▶ **INSTRUCTION**: Transcribe all of the material exactly. Any picture in it should be left out.
** Begin **
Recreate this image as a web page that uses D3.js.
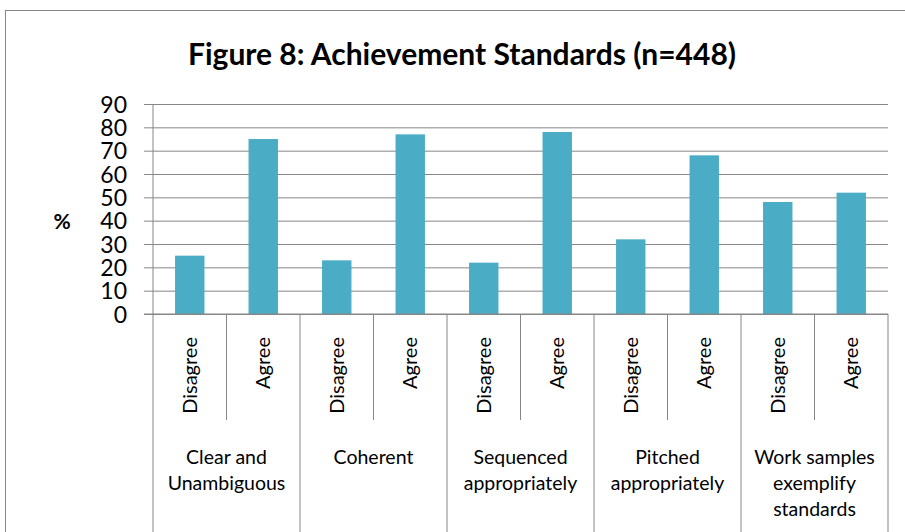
<!doctype html>
<html>
  <head>
    <script src="https://cdn.jsdelivr.net/npm/d3@7"></script>
    <style>
    body { margin: 0; background: #fff; }
    text { font-family: Lato, "Open Sans", sans-serif; fill: #000; }
    .title { font-weight: bold; }
    </style>
  </head>
  <body>
    <script>
      // data
      var groups = ["Clear and|Unambiguous", "Coherent", "Sequenced|appropriately",
                    "Pitched|appropriately", "Work samples|exemplify|standards"]
      var answers = ["Disagree", "Agree"]
      var disagree = [25, 23, 22, 32, 48]
      var agree = [75, 77, 78, 68, 52]
      var yTicks = [0, 10, 20, 30, 40, 50, 60, 70, 80, 90]

      var w_svg = 905, h_svg = 532
      var plotLeft = 153, plotRight = 888, plotTop = 104, plotBottom = 314
      var grey = "#868686"

      var svg = d3.select("body").append("svg")
                  .attr("width", w_svg)
                  .attr("height", h_svg)

      // outer frame
      svg.append("rect")
         .attr("x", 5.5).attr("y", 10.5)
         .attr("width", 920).attr("height", 540)
         .attr("fill", "none").attr("stroke", grey)

      // flatten into one row per bar
      var rows = []
      groups.forEach(function(g, i) {
        rows.push({ key: i + "-0", group: g, answer: answers[0], value: disagree[i] })
        rows.push({ key: i + "-1", group: g, answer: answers[1], value: agree[i] })
      })

      var x = d3.scaleBand()
                .domain(rows.map(function(d) { return d.key }))
                .range([plotLeft, plotRight])
                .paddingInner(0.6)
                .paddingOuter(0.3)
      var xGroup = d3.scaleBand().domain(groups).range([plotLeft, plotRight])
      var y = d3.scaleLinear().domain([0, 90]).range([plotBottom, plotTop])

      // gridlines + tick labels
      var yAxis = d3.axisLeft(y)
                    .tickValues(yTicks)
                    .tickSize(-(plotRight - plotLeft))
                    .tickSizeOuter(0)
                    .tickPadding(0)
      var ga = svg.append("g").attr("transform", "translate(" + plotLeft + ",0)").call(yAxis)
      ga.select(".domain").remove()
      ga.selectAll(".tick line")
        .attr("stroke", grey)
        .attr("x1", -9)
      ga.selectAll(".tick text")
        .attr("x", -26)
        .attr("dy", "0.36em")
        .style("font-size", "23px")
        .style("font-family", "Lato, sans-serif")
        .attr("fill", "#000")

      // bars
      svg.selectAll("rect.bar")
         .data(rows)
         .enter().append("rect")
         .attr("class", "bar")
         .attr("x", function(d) { return x(d.key) })
         .attr("width", x.bandwidth())
         .attr("y", function(d) { return y(d.value) })
         .attr("height", function(d) { return plotBottom - y(d.value) })
         .attr("fill", "#4BACC6")

      // axis lines
      svg.append("line")
         .attr("x1", plotLeft).attr("x2", plotLeft).attr("y1", plotTop).attr("y2", h_svg)
         .attr("stroke", grey)
      svg.append("line")
         .attr("x1", plotLeft - 9).attr("x2", plotRight).attr("y1", plotBottom).attr("y2", plotBottom)
         .attr("stroke", grey)

      // category separators
      var step = x.step()
      groups.forEach(function(g) {
        var gx = xGroup(g)
        svg.append("line")
           .attr("x1", gx + step).attr("x2", gx + step)
           .attr("y1", plotBottom).attr("y2", 420)
           .attr("stroke", grey)
        svg.append("line")
           .attr("x1", gx + xGroup.bandwidth()).attr("x2", gx + xGroup.bandwidth())
           .attr("y1", plotBottom).attr("y2", h_svg)
           .attr("stroke", grey)
      })

      // sub-category labels
      svg.selectAll("text.sub")
         .data(rows)
         .enter().append("text")
         .attr("class", "sub")
         .attr("text-anchor", "end")
         .attr("transform", function(d) {
           return "translate(" + (x(d.key) + x.bandwidth() / 2 + 7) + ",337) rotate(-90)"
         })
         .style("font-size", "20px")
         .text(function(d) { return d.answer })

      // group labels
      groups.forEach(function(g) {
        var t = svg.append("text")
                   .attr("text-anchor", "middle")
                   .attr("x", xGroup(g) + xGroup.bandwidth() / 2)
                   .attr("y", 464)
                   .style("font-size", "19.5px")
        g.split("|").forEach(function(line, i) {
          t.append("tspan")
           .attr("x", xGroup(g) + xGroup.bandwidth() / 2)
           .attr("dy", i == 0 ? 0 : 26)
           .text(line)
        })
      })

      // y label
      svg.append("text")
         .attr("x", 62).attr("y", 229)
         .attr("text-anchor", "middle")
         .style("font-size", "21px")
         .style("font-weight", "bold")
         .text("%")

      // title
      svg.append("text")
         .attr("class", "title")
         .attr("x", 462).attr("y", 65)
         .attr("text-anchor", "middle")
         .style("font-size", "30px")
         .text("Figure 8: Achievement Standards (n=448)")
    </script>
  </body>
</html>
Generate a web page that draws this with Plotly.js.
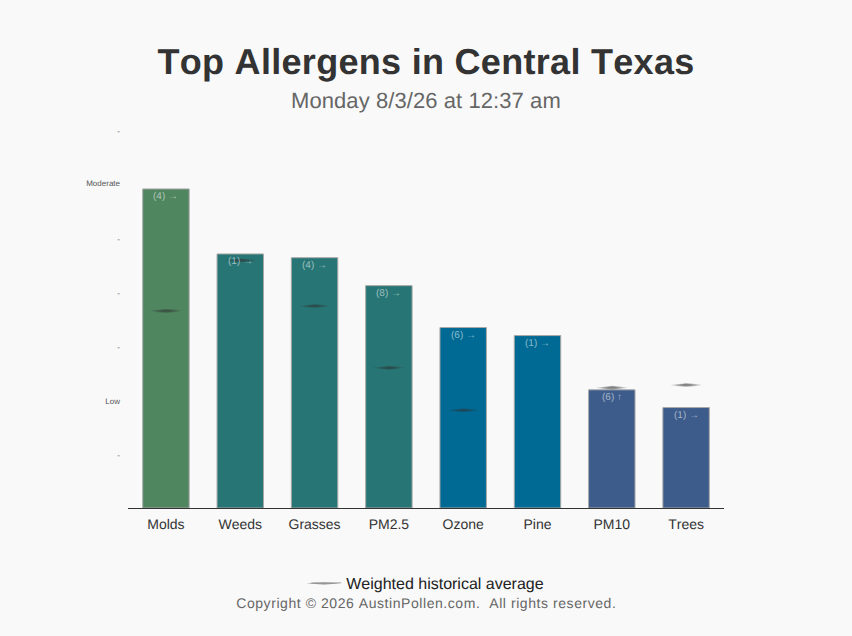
** End **
▶ **EXERCISE RESULT**:
Recreate this image as a web page that uses D3.js.
<!doctype html>
<html>
  <head>
    <script src="https://cdn.jsdelivr.net/npm/d3@7"></script>
    <style>
    body { margin: 0; background: #fff; }
    text { font-family: Lato, "Open Sans", sans-serif; fill: #000; }
    .title { font-weight: bold; }
    </style>
  </head>
  <body>
    <script>
      // data
      var groups = ["Clear and|Unambiguous", "Coherent", "Sequenced|appropriately",
                    "Pitched|appropriately", "Work samples|exemplify|standards"]
      var answers = ["Disagree", "Agree"]
      var disagree = [25, 23, 22, 32, 48]
      var agree = [75, 77, 78, 68, 52]
      var yTicks = [0, 10, 20, 30, 40, 50, 60, 70, 80, 90]

      var w_svg = 905, h_svg = 532
      var plotLeft = 153, plotRight = 888, plotTop = 104, plotBottom = 314
      var grey = "#868686"

      var svg = d3.select("body").append("svg")
                  .attr("width", w_svg)
                  .attr("height", h_svg)

      // outer frame
      svg.append("rect")
         .attr("x", 5.5).attr("y", 10.5)
         .attr("width", 920).attr("height", 540)
         .attr("fill", "none").attr("stroke", grey)

      // flatten into one row per bar
      var rows = []
      groups.forEach(function(g, i) {
        rows.push({ key: i + "-0", group: g, answer: answers[0], value: disagree[i] })
        rows.push({ key: i + "-1", group: g, answer: answers[1], value: agree[i] })
      })

      var x = d3.scaleBand()
                .domain(rows.map(function(d) { return d.key }))
                .range([plotLeft, plotRight])
                .paddingInner(0.6)
                .paddingOuter(0.3)
      var xGroup = d3.scaleBand().domain(groups).range([plotLeft, plotRight])
      var y = d3.scaleLinear().domain([0, 90]).range([plotBottom, plotTop])

      // gridlines + tick labels
      var yAxis = d3.axisLeft(y)
                    .tickValues(yTicks)
                    .tickSize(-(plotRight - plotLeft))
                    .tickSizeOuter(0)
                    .tickPadding(0)
      var ga = svg.append("g").attr("transform", "translate(" + plotLeft + ",0)").call(yAxis)
      ga.select(".domain").remove()
      ga.selectAll(".tick line")
        .attr("stroke", grey)
        .attr("x1", -9)
      ga.selectAll(".tick text")
        .attr("x", -26)
        .attr("dy", "0.36em")
        .style("font-size", "23px")
        .style("font-family", "Lato, sans-serif")
        .attr("fill", "#000")

      // bars
      svg.selectAll("rect.bar")
         .data(rows)
         .enter().append("rect")
         .attr("class", "bar")
         .attr("x", function(d) { return x(d.key) })
         .attr("width", x.bandwidth())
         .attr("y", function(d) { return y(d.value) })
         .attr("height", function(d) { return plotBottom - y(d.value) })
         .attr("fill", "#4BACC6")

      // axis lines
      svg.append("line")
         .attr("x1", plotLeft).attr("x2", plotLeft).attr("y1", plotTop).attr("y2", h_svg)
         .attr("stroke", grey)
      svg.append("line")
         .attr("x1", plotLeft - 9).attr("x2", plotRight).attr("y1", plotBottom).attr("y2", plotBottom)
         .attr("stroke", grey)

      // category separators
      var step = x.step()
      groups.forEach(function(g) {
        var gx = xGroup(g)
        svg.append("line")
           .attr("x1", gx + step).attr("x2", gx + step)
           .attr("y1", plotBottom).attr("y2", 420)
           .attr("stroke", grey)
        svg.append("line")
           .attr("x1", gx + xGroup.bandwidth()).attr("x2", gx + xGroup.bandwidth())
           .attr("y1", plotBottom).attr("y2", h_svg)
           .attr("stroke", grey)
      })

      // sub-category labels
      svg.selectAll("text.sub")
         .data(rows)
         .enter().append("text")
         .attr("class", "sub")
         .attr("text-anchor", "end")
         .attr("transform", function(d) {
           return "translate(" + (x(d.key) + x.bandwidth() / 2 + 7) + ",337) rotate(-90)"
         })
         .style("font-size", "20px")
         .text(function(d) { return d.answer })

      // group labels
      groups.forEach(function(g) {
        var t = svg.append("text")
                   .attr("text-anchor", "middle")
                   .attr("x", xGroup(g) + xGroup.bandwidth() / 2)
                   .attr("y", 464)
                   .style("font-size", "19.5px")
        g.split("|").forEach(function(line, i) {
          t.append("tspan")
           .attr("x", xGroup(g) + xGroup.bandwidth() / 2)
           .attr("dy", i == 0 ? 0 : 26)
           .text(line)
        })
      })

      // y label
      svg.append("text")
         .attr("x", 62).attr("y", 229)
         .attr("text-anchor", "middle")
         .style("font-size", "21px")
         .style("font-weight", "bold")
         .text("%")

      // title
      svg.append("text")
         .attr("class", "title")
         .attr("x", 462).attr("y", 65)
         .attr("text-anchor", "middle")
         .style("font-size", "30px")
         .text("Figure 8: Achievement Standards (n=448)")
    </script>
  </body>
</html>
Generate a web page that draws this with Plotly.js.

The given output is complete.